Task requirements:
Retype nothing but the lines from the start of the material up to and including the line with "const xMinorValues = [1.5];". Pictures don't belong in the copy.

Data shown:
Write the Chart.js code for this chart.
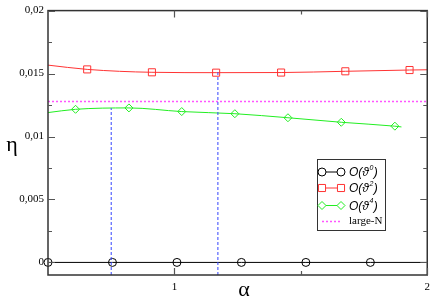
<!DOCTYPE html>
<html><head><meta charset="utf-8">
<script src="https://cdn.jsdelivr.net/npm/chart.js@4/dist/chart.umd.min.js"></script>
<style>html,body{margin:0;padding:0;background:#fff}#wrap{width:436px;height:302px}</style>
</head><body><div id="wrap"><canvas id="c" width="436" height="302"></canvas></div>
<script>
// ---- data ----
const o0X = [0.5, 0.755, 1.01, 1.265, 1.52, 1.775, 2.0];
const o0Y = [0, 0, 0, 0, 0, 0, 0];
const o0Marker = [1, 1, 1, 1, 1, 1, 0];

const o2X = [0.5, 0.655, 0.911, 1.165, 1.422, 1.676, 1.93, 2.0];
const o2Y = [0.01567, 0.01533, 0.0151, 0.01507, 0.01508, 0.01518, 0.01528, 0.0153];
const o2Marker = [0, 1, 1, 1, 1, 1, 1, 0];

const o4X = [0.5, 0.609, 0.820, 1.029, 1.239, 1.449, 1.660, 1.872, 1.898];
const o4Y = [0.0119, 0.01216, 0.01227, 0.01198, 0.01181, 0.01149, 0.01113, 0.01082, 0.01076];
const o4Marker = [0, 1, 1, 1, 1, 1, 1, 1, 0];

const largeNX = [0.5, 2.0];
const largeNY = [0.01279, 0.01279];

const guide1X = [0.75, 0.75];
const guide1Y = [-0.001, 0.01225];
const guide2X = [1.172, 1.172];
const guide2Y = [-0.001, 0.0151];

const yTickValues = [0, 0.005, 0.01, 0.015, 0.02];
const yTickLabels = ["0", "0,005", "0,01", "0,015", "0,02"];
const yMinorValues = [0.0025, 0.0075, 0.0125, 0.0175];
const xTickValues = [1, 2];
const xTickLabels = ["1", "2"];
const xMinorValues = [1.5];

const legendItems = [
  {sup: "0", color: "#000000", style: "circle"},
  {sup: "2", color: "#ff3333", style: "rect"},
  {sup: "4", color: "#22ee22", style: "rectRot"},
  {label: "large-N", color: "#ff55ff", style: "dash"}
];

const pts = (xs, ys) => xs.map((x, i) => ({x: x, y: ys[i]}));

const framePlugin = {
  id: 'frame',
  afterDraw(chart) {
    const ctx = chart.ctx, a = chart.chartArea;
    const xs = chart.scales.x, ys = chart.scales.y;
    ctx.save();
    ctx.strokeStyle = '#333';
    ctx.lineWidth = 1.5;
    ctx.strokeRect(a.left, a.top, a.right - a.left, a.bottom - a.top);
    ctx.lineWidth = 1.2;
    ctx.strokeStyle = '#555';
    const hTick = (v, len) => {
      const y = Math.round(ys.getPixelForValue(v)) + 0.5;
      ctx.beginPath(); ctx.moveTo(a.left, y); ctx.lineTo(a.left + len, y);
      ctx.moveTo(a.right, y); ctx.lineTo(a.right - len, y); ctx.stroke();
    };
    const vTick = (v, len) => {
      const x = Math.round(xs.getPixelForValue(v)) + 0.5;
      ctx.beginPath(); ctx.moveTo(x, a.bottom); ctx.lineTo(x, a.bottom - len);
      ctx.moveTo(x, a.top); ctx.lineTo(x, a.top + len); ctx.stroke();
    };
    yTickValues.forEach(v => hTick(v, 7));
    yMinorValues.forEach(v => hTick(v, 4));
    xTickValues.forEach(v => vTick(v, 7));
    xMinorValues.forEach(v => vTick(v, 4));

    // axis titles
    ctx.fillStyle = '#000';
    ctx.font = '22px "Liberation Serif", serif';
    ctx.textAlign = 'center'; ctx.textBaseline = 'middle';
    ctx.fillText('η', 12, 145);
    ctx.fillText('α', 244, 290);

    // legend
    const bx = 317, by = 159, bw = 68, bh = 71;
    ctx.fillStyle = '#fff';
    ctx.fillRect(bx, by, bw, bh);
    ctx.strokeStyle = '#333'; ctx.lineWidth = 1;
    ctx.strokeRect(bx + 0.5, by + 0.5, bw, bh);
    const rowY = [172, 188, 205.5, 221.5];
    legendItems.forEach((it, i) => {
      const y = rowY[i];
      const x1 = 322, x2 = 341;
      ctx.strokeStyle = it.color; ctx.lineWidth = 1;
      if (it.style === 'dash') {
        ctx.lineWidth = 1.5;
        ctx.setLineDash([2, 2]);
        ctx.beginPath(); ctx.moveTo(x1, y); ctx.lineTo(x2, y); ctx.stroke();
        ctx.setLineDash([]);
        ctx.fillStyle = '#000';
        ctx.font = '11px "Liberation Serif", serif';
        ctx.textAlign = 'left'; ctx.textBaseline = 'middle';
        ctx.fillText(it.label, 349, y);
      } else {
        ctx.beginPath(); ctx.moveTo(x1, y); ctx.lineTo(x2, y); ctx.stroke();
        const r = it.style === 'rect' ? 5 : 4;
        [x1, x2].forEach(px => {
          ctx.fillStyle = '#ffffff';
          Chart.helpers.drawPoint(ctx, {pointStyle: it.style, radius: r, borderWidth: 1}, px, y);
        });
        ctx.fillStyle = '#000';
        ctx.textAlign = 'left'; ctx.textBaseline = 'middle';
        ctx.font = 'italic 12px "Liberation Sans", sans-serif';
        let tx = 349;
        ctx.fillText('O(ϑ', tx, y + 1);
        tx += ctx.measureText('O(ϑ').width;
        ctx.font = 'italic 7px "Liberation Sans", sans-serif';
        ctx.fillText(it.sup, tx + 0.5, y - 4);
        tx += ctx.measureText(it.sup).width + 1;
        ctx.font = 'italic 12px "Liberation Sans", sans-serif';
        ctx.fillText(')', tx, y + 1);
      }
    });
    ctx.restore();
  }
};

const lineDs = (label, data, color, style, radius, markers, extra) => Object.assign({
  label: label,
  data: data,
  borderColor: color,
  backgroundColor: 'rgba(0,0,0,0)',
  borderWidth: 1,
  pointStyle: style,
  pointRadius: markers ? markers.map(m => m ? radius : 0) : 0,
  pointBorderColor: color,
  pointBackgroundColor: 'rgba(0,0,0,0)',
  pointBorderWidth: 1,
  cubicInterpolationMode: 'monotone',
  showLine: true
}, extra || {});

new Chart(document.getElementById('c'), {
  type: 'scatter',
  data: {
    datasets: [
      lineDs('guide1', pts(guide1X, guide1Y), '#3344ff', 'circle', 0, null, {borderDash: [3, 2], cubicInterpolationMode: 'default'}),
      lineDs('guide2', pts(guide2X, guide2Y), '#3344ff', 'circle', 0, null, {borderDash: [3, 2], cubicInterpolationMode: 'default'}),
      lineDs('large-N', pts(largeNX, largeNY), '#ff55ff', 'circle', 0, null, {borderDash: [2, 2], borderWidth: 1.5, cubicInterpolationMode: 'default'}),
      lineDs('O0', pts(o0X, o0Y), '#000000', 'circle', 4, o0Marker),
      lineDs('O2', pts(o2X, o2Y), '#ff3333', 'rect', 5, o2Marker),
      lineDs('O4', pts(o4X, o4Y), '#22ee22', 'rectRot', 4, o4Marker)
    ]
  },
  options: {
    responsive: false,
    animation: false,
    clip: false,
    layout: {padding: {left: 0, right: 4, top: 5, bottom: 0}},
    plugins: {legend: {display: false}, tooltip: {enabled: false}},
    scales: {
      x: {
        type: 'linear', min: 0.5, max: 2,
        grid: {display: false, drawTicks: false},
        border: {display: false},
        afterBuildTicks: s => { s.ticks = xTickValues.map(v => ({value: v})); },
        afterFit: s => { s.height = 27; },
        ticks: {
          padding: 6, color: '#000', maxRotation: 0, autoSkip: false,
          font: {family: '"Liberation Serif", serif', size: 11},
          callback: v => { const i = xTickValues.indexOf(v); return i >= 0 ? xTickLabels[i] : ''; }
        }
      },
      y: {
        type: 'linear', min: -0.001, max: 0.02,
        grid: {display: false, drawTicks: false},
        border: {display: false},
        afterBuildTicks: s => { s.ticks = yTickValues.map(v => ({value: v})); },
        afterFit: s => { s.width = 48; },
        ticks: {
          padding: 4, color: '#000', autoSkip: false,
          font: {family: '"Liberation Serif", serif', size: 11},
          callback: v => { const i = yTickValues.indexOf(v); return i >= 0 ? yTickLabels[i] : ''; }
        }
      }
    }
  },
  plugins: [framePlugin]
});
</script></body></html>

Answer to this problem:
Write the Chart.js code for this chart.
<!DOCTYPE html>
<html><head><meta charset="utf-8">
<script src="https://cdn.jsdelivr.net/npm/chart.js@4/dist/chart.umd.min.js"></script>
<style>html,body{margin:0;padding:0;background:#fff}#wrap{width:436px;height:302px}</style>
</head><body><div id="wrap"><canvas id="c" width="436" height="302"></canvas></div>
<script>
// ---- data ----
const o0X = [0.5, 0.755, 1.01, 1.265, 1.52, 1.775, 2.0];
const o0Y = [0, 0, 0, 0, 0, 0, 0];
const o0Marker = [1, 1, 1, 1, 1, 1, 0];

const o2X = [0.5, 0.655, 0.911, 1.165, 1.422, 1.676, 1.93, 2.0];
const o2Y = [0.01567, 0.01533, 0.0151, 0.01507, 0.01508, 0.01518, 0.01528, 0.0153];
const o2Marker = [0, 1, 1, 1, 1, 1, 1, 0];

const o4X = [0.5, 0.609, 0.820, 1.029, 1.239, 1.449, 1.660, 1.872, 1.898];
const o4Y = [0.0119, 0.01216, 0.01227, 0.01198, 0.01181, 0.01149, 0.01113, 0.01082, 0.01076];
const o4Marker = [0, 1, 1, 1, 1, 1, 1, 1, 0];

const largeNX = [0.5, 2.0];
const largeNY = [0.01279, 0.01279];

const guide1X = [0.75, 0.75];
const guide1Y = [-0.001, 0.01225];
const guide2X = [1.172, 1.172];
const guide2Y = [-0.001, 0.0151];

const yTickValues = [0, 0.005, 0.01, 0.015, 0.02];
const yTickLabels = ["0", "0,005", "0,01", "0,015", "0,02"];
const yMinorValues = [0.0025, 0.0075, 0.0125, 0.0175];
const xTickValues = [1, 2];
const xTickLabels = ["1", "2"];
const xMinorValues = [1.5];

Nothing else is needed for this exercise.